The San Patricio Church massacre was the mass murder of three priests and two seminarians of the Pallottine order on July 4, 1976, during the Dictadura Cívico Militar Argentina, at St. Patrick's Church, located in the Belgrano neighborhood of the Buenos Aires, Argentina. The victims were priests Alfredo Leaden, Alfredo Kelly, and Pedro Duffau and seminarians Salvador Barbeito and Emilio Barletti. The murders were ordered by Argentine Navy Rear Admiral Ruben Chamorro.

== The crime ==
At approximately 1:00 a.m. on Sunday , three youths, Luis Pinasco, Guillermo Silva, and Julio Víctor Martínez, watched as two cars parked in front of the church of San Patricio.
As the son of a soldier, Martínez thought it might be part of an assassination attempt on his father, so he went to Police Station No. 37 to make a report.
Minutes later, a police car arrived on the scene and officer Miguel Ángel Romano spoke with people who were suspects in the case.
At 2:00am Silva and Pinasco saw a group of people with rifles getting out of the cars and moving into the church.
Later in the morning, at the time of the first Mass, a group of worshippers waiting in front of the church found the door closed.

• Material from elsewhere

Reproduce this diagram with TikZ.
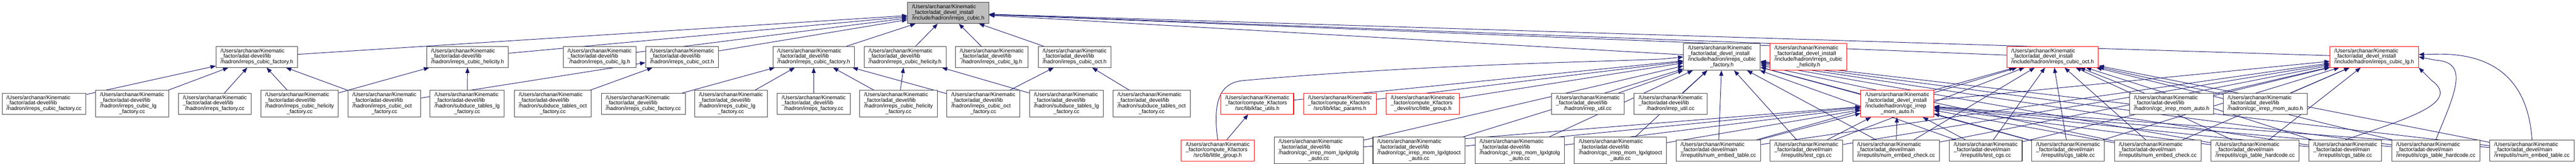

Surprised by the situation, Fernando Savino, an organist from the parish, decided to enter through a window and found on the first floor the bodies of the five religious riddled with bullets, and lined-up face down in a pool of blood on a red carpet.
The murderers had written with chalk on a door:

Por los camaradas dinamitados en Seguridad Federal. Venceremos. Viva la Patria.
(For the comrades blown up at Federal Security. We will prevail. Long live the Fatherland.)

They also wrote on a carpet:

Estos zurdos murieron por ser adoctrinadores de mentes vírgenes y son M.S.T.M.
(These lefties were killed for being indoctrinators of innocent minds and are [part of the] M.S.T.M.)

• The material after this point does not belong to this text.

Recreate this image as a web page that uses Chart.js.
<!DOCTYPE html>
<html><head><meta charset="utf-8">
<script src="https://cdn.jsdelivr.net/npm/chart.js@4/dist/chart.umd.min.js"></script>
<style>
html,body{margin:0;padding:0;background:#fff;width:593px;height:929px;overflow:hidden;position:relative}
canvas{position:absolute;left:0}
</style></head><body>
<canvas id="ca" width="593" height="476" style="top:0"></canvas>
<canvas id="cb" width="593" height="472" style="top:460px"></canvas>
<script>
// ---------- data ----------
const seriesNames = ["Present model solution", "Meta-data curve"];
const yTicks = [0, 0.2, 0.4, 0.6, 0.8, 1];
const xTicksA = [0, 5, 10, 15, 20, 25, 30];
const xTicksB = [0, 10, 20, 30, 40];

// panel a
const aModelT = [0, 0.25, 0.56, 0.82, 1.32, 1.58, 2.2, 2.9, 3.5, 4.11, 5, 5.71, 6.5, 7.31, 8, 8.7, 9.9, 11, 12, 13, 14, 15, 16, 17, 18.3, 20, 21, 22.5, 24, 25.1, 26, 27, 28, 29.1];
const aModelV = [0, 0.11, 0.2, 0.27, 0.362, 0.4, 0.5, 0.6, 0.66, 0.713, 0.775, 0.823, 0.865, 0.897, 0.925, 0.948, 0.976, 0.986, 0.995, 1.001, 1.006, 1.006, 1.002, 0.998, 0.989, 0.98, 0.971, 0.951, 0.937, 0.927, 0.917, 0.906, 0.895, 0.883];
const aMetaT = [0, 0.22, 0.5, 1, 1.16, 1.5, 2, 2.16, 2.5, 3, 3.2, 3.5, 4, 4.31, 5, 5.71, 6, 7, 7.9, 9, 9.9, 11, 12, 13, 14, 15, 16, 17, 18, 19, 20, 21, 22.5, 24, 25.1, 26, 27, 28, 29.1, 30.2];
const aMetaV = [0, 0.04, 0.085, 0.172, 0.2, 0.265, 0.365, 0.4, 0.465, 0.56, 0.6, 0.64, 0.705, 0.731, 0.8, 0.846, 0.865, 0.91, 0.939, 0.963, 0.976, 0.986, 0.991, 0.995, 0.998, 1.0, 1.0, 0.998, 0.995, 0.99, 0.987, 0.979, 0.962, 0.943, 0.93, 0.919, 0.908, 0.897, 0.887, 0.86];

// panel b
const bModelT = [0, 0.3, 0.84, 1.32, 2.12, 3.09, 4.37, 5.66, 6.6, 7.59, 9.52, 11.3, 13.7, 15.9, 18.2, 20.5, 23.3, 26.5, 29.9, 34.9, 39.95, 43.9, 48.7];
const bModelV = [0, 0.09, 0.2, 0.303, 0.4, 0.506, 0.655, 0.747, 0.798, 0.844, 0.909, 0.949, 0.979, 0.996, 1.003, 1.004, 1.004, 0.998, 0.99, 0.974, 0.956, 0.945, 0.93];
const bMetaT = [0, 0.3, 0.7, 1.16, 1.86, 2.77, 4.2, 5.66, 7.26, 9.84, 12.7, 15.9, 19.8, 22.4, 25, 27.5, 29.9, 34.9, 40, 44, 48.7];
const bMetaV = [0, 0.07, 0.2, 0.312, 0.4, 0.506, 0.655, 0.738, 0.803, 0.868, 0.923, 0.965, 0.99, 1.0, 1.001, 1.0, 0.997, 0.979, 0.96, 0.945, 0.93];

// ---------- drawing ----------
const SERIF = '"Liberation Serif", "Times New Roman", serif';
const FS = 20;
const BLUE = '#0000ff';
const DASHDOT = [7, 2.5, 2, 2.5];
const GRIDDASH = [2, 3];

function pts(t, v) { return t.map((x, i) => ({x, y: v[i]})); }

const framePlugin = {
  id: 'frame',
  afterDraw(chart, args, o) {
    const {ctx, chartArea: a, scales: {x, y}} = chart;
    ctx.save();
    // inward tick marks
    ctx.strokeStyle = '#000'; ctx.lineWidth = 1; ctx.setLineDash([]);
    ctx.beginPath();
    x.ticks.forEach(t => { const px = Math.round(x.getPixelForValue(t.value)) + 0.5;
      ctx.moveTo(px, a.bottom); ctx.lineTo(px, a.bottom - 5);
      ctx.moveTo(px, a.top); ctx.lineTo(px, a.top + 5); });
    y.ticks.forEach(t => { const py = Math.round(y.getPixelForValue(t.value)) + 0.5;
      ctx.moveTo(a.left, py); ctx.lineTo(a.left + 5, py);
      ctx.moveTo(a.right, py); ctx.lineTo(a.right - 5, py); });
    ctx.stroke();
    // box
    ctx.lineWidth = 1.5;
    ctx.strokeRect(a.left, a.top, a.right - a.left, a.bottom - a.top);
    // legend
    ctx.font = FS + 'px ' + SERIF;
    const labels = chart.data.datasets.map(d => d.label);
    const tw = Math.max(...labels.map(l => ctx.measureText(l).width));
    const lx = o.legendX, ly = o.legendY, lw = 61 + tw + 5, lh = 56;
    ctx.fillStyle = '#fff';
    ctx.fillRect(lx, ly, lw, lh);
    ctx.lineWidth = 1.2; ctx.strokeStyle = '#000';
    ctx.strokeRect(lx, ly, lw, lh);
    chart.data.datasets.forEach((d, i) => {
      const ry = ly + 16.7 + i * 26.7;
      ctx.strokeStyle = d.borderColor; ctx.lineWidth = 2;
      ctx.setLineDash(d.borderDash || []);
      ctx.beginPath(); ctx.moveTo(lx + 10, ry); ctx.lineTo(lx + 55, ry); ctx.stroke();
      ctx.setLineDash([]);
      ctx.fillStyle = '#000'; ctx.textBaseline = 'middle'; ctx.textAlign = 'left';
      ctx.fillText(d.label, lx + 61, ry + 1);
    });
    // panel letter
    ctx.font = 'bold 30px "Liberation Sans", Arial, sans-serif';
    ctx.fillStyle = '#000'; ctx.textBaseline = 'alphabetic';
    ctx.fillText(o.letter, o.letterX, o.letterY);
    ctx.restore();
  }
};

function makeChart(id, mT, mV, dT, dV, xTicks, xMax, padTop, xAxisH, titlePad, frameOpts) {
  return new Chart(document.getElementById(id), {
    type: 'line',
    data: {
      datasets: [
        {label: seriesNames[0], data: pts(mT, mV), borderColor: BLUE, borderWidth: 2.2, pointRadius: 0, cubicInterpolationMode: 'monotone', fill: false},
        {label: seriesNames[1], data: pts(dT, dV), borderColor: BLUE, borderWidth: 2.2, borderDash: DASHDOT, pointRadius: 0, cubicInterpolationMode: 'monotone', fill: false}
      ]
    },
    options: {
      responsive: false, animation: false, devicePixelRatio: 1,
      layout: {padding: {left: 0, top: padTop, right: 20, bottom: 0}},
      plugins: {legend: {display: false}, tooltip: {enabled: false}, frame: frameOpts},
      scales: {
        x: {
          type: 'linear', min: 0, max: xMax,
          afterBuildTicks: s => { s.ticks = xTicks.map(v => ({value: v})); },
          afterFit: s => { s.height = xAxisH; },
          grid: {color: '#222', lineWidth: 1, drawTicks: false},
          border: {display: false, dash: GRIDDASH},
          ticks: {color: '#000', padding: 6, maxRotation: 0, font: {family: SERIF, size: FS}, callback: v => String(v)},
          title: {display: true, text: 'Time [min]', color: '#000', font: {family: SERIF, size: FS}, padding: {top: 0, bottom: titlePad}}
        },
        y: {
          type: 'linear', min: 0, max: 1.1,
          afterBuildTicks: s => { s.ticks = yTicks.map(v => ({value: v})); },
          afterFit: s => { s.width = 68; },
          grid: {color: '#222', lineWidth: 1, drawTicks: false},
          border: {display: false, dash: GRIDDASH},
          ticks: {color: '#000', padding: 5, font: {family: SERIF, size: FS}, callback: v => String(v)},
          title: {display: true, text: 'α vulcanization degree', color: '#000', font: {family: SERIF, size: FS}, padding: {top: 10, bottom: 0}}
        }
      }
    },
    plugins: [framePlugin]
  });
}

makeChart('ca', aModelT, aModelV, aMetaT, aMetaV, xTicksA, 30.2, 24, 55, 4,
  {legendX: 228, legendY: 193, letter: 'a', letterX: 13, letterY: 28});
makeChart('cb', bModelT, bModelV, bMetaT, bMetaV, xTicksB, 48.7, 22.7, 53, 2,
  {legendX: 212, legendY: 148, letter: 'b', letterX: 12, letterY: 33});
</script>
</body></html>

The initials "M.S.T.M." stand for Movimiento de Sacerdotes para el Tercer Mundo (the Movement of Priests for the Third World), while the first sentence about "Federal Security" refers to a bomb attack perpetrated by Montoneros (whose motto was "Venceremos" ) two days prior in the dining room of the Argentine Federal Police headquarters, killing 23 people.

On the body of Salvador Barbeito the murderers placed a cartoon by Quino, taken from one of the rooms, in which Mafalda appears pointing to a policeman's baton saying: «Este es el palito de abollar ideologías» ("This is the ideology-denting stick").

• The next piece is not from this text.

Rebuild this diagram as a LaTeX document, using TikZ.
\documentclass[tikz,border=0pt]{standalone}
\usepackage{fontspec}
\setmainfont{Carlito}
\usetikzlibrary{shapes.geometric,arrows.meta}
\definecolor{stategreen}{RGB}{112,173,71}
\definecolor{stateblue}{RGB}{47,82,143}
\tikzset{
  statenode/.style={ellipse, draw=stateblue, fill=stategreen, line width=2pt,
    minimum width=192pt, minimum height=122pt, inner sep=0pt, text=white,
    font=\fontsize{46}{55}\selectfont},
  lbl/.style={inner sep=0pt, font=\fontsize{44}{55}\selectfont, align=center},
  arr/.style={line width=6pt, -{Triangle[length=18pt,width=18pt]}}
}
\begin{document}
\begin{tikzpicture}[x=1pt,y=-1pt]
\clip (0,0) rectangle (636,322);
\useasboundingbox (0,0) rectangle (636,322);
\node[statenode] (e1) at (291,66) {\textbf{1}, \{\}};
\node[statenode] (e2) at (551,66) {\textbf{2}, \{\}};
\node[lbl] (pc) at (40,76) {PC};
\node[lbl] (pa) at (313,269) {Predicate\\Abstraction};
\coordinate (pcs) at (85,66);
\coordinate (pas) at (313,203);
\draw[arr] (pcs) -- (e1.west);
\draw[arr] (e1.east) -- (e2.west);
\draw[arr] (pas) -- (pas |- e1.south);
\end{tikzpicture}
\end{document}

The following day, the newspaper La Nación published a story about the slaughter which included the text of a communiqué from Area Command I of the Army that read:

Elementos subversivos asesinaron cobardemente a los sacerdotes y seminaristas. El vandálico hecho fue cometido en dependencias de la iglesia San Patricio, lo cual demuestra que sus autores, además de no tener Patria, tampoco tienen Dios.
 (Subversive [leftist] agents have cowardly murdered the priests and seminarians. The barbaric incident was committed on the premises of St. Patrick's Church, which shows that the perpetrators are unpatriotic and godless.)

Testimony before the CONADEP Commission in 1984 indicated that the San Patricio Church murders were carried out by members of the Argentine Navy on the orders of Rear Admiral Ruben Chamorro, head of Navy Petty-Officers School of Mechanics (ESMA).

==Cause for beatification==
The superior general of the Pallottine fathers in Argentina, Bishop Seamus Freeman, sought out Fr. Jorge Bergoglio for support in the campaign for beatification for those killed in the attack.

In 2005, Cardinal Bergoglio, who subsequently became Pope Francis, authorised the request for beatification.